What were the Three Major Achievements of this Meeting?
The Review Team:
- Analyzed the results of the Domain Name System (DNS) Abuse Intermediate Report following a presentation by the report's authors, which will be incorporated into a dedicated new section of the CCT-RT report, as appropriate.
- Agreed to issue any new sections of the report for public comment.
- Developed and reached consensus on a methodology to update the draft report.
Key Findings of the DNS Abuse Study Intermediate Report Presented to the CCT-RT at ICANN59
- Abuse counts—or absolute number of abused domains—show relatively constant levels of technical abuse in legacy gTLDs and an upward trend of abuse in new gTLDs. This includes malware hosting, botnet command and control, high volume spam, and phishing.

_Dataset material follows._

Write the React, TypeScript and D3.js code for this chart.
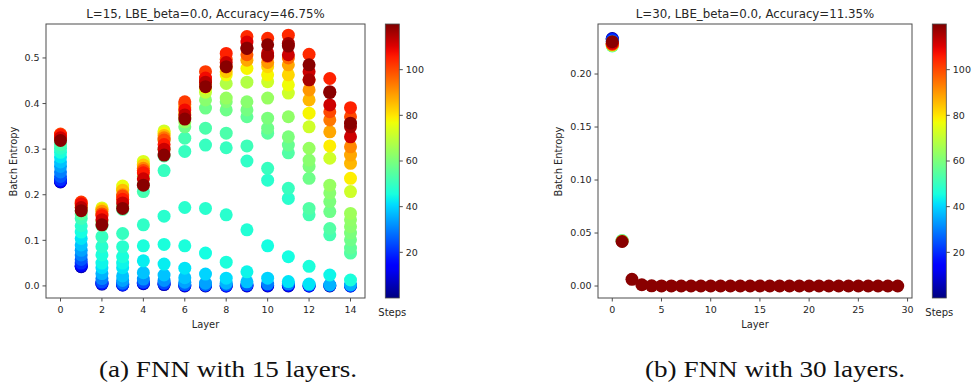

- With some exceptions and spikes, overall abuse rates in new gTLDs, which are based on an “abused domains per 10,000" ratio, tend to be lower than in legacy gTLDs. Abuse rate trends in new and legacy gTLDs appear to be converging to similar levels by the end of 2016, which suggests that cybercriminals may be migrating to new gTLDs.
- Spam rates in new gTLDs surpassed spam rates in legacy gTLDs in mid-2015 and continue to rise. Spam rates in legacy gTLDs have remained relatively stable.
- Privacy and proxy service-associated domains do not appear to correlate with abnormally high levels of abuse.
- Based on registrar location, the United States and China tend to be associated with the highest absolute amounts of abuse. This is due in part to the fact that more registrars are headquartered in those countries. When the rate of abuse is calculated, Gibraltar takes a disproportionately high place in the rankings.
The final version of the DNS Abuse Study is scheduled to be delivered in early August 2017.
What are next steps for the Review Team?
The CCT-RT will:
- Update the draft report, as appropriate, in light of public comments received. Significant progress was made at ICANN59 to refine the draft recommendations and detail its rationales and success measures.
- Work on building new sections of the report that incorporate results of the DNS Abuse Study, as appropriate. The Review Team plans to issue these new sections of its report for public comment in August 2017.
The CCT-RT aims to send its final report to the ICANN Board of Directors prior to ICANN60.